═══ LISTED RECORDS

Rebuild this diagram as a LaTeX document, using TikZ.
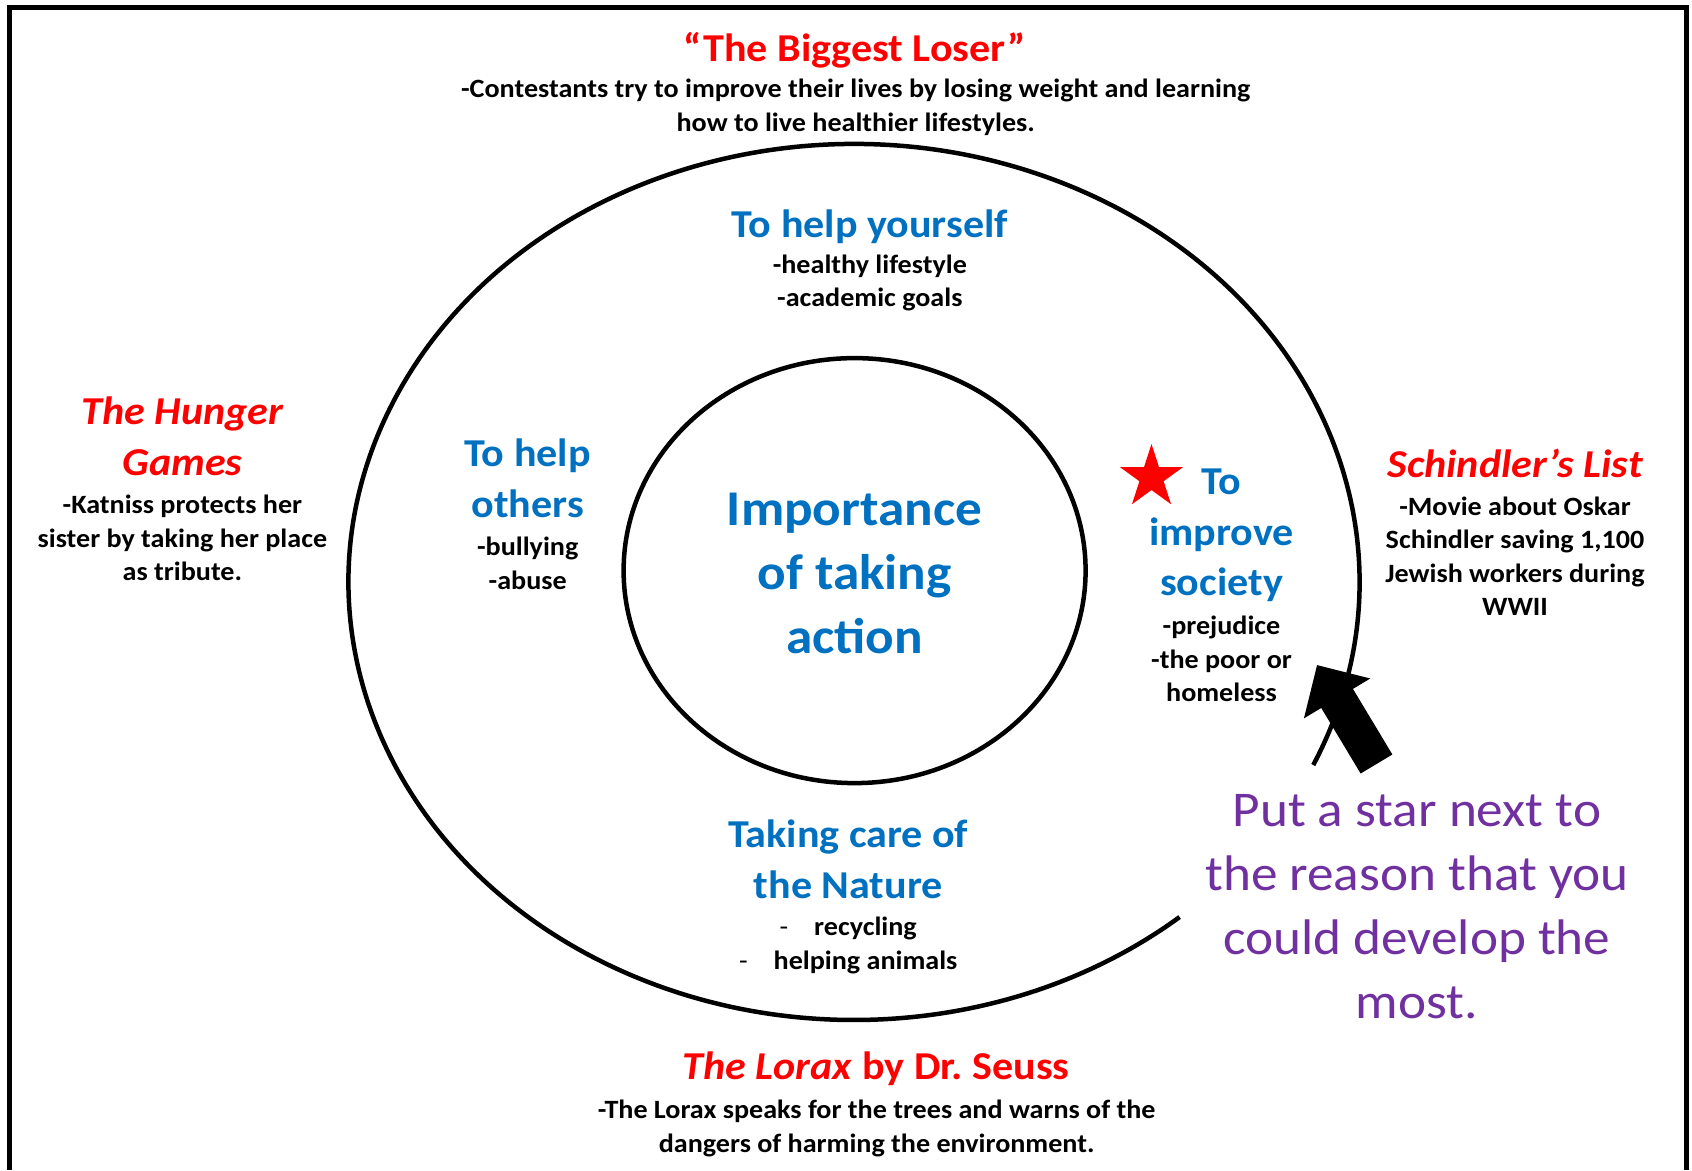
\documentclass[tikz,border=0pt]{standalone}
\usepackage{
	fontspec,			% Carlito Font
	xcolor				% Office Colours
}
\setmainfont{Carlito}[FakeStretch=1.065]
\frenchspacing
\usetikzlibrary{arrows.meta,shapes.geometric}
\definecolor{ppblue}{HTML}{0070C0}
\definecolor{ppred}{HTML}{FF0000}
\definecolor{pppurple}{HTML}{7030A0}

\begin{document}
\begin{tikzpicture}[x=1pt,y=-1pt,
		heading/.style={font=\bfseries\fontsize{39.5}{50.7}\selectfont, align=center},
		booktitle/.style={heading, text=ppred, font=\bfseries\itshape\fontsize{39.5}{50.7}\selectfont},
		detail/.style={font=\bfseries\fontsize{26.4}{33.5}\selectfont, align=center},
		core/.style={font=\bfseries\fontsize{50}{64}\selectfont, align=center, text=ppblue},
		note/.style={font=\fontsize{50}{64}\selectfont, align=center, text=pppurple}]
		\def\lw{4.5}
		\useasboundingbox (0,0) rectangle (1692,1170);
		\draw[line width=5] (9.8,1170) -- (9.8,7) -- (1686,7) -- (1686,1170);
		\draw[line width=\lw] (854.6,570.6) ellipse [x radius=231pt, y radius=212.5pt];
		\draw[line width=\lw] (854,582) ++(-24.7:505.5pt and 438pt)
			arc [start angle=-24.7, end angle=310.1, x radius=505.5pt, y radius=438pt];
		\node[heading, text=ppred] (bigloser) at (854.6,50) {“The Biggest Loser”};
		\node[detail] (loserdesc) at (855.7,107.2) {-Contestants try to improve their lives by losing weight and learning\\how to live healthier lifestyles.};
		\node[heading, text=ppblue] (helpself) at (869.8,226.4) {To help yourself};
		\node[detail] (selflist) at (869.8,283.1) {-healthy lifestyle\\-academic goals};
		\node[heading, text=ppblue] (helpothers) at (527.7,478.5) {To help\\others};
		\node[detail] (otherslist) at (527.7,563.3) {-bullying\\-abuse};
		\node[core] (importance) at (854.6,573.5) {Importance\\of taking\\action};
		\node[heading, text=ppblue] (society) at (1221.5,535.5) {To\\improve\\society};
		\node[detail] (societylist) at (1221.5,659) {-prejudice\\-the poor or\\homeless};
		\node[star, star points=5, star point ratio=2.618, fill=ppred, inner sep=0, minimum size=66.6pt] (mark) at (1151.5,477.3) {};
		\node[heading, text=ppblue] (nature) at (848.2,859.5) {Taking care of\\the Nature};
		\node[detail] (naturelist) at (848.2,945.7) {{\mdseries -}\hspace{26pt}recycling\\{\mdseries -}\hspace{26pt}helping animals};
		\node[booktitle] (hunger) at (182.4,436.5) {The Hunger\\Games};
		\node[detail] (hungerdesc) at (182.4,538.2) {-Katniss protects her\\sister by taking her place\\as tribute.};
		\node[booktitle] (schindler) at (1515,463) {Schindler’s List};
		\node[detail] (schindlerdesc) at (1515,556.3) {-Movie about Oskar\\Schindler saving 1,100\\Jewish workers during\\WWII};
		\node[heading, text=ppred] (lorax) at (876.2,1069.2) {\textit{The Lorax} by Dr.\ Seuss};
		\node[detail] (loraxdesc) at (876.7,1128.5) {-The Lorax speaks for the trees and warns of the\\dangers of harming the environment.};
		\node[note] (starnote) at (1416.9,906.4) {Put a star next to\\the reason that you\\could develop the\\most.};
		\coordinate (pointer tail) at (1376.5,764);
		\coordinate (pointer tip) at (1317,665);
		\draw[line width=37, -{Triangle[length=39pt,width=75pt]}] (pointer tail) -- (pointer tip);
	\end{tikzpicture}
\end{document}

══════
═══ LISTED RECORDS

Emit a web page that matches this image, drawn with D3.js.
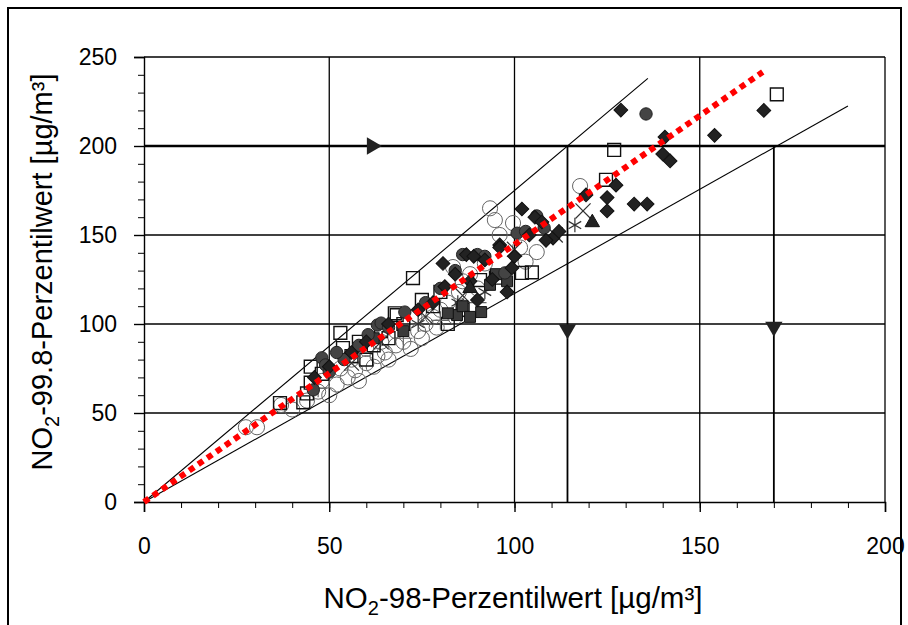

══════

### DIRECTION:
Of the lines in the material, how many contain the word "this"? Reply with the number and nothing else.

### EXERCISE RESPONSE:
2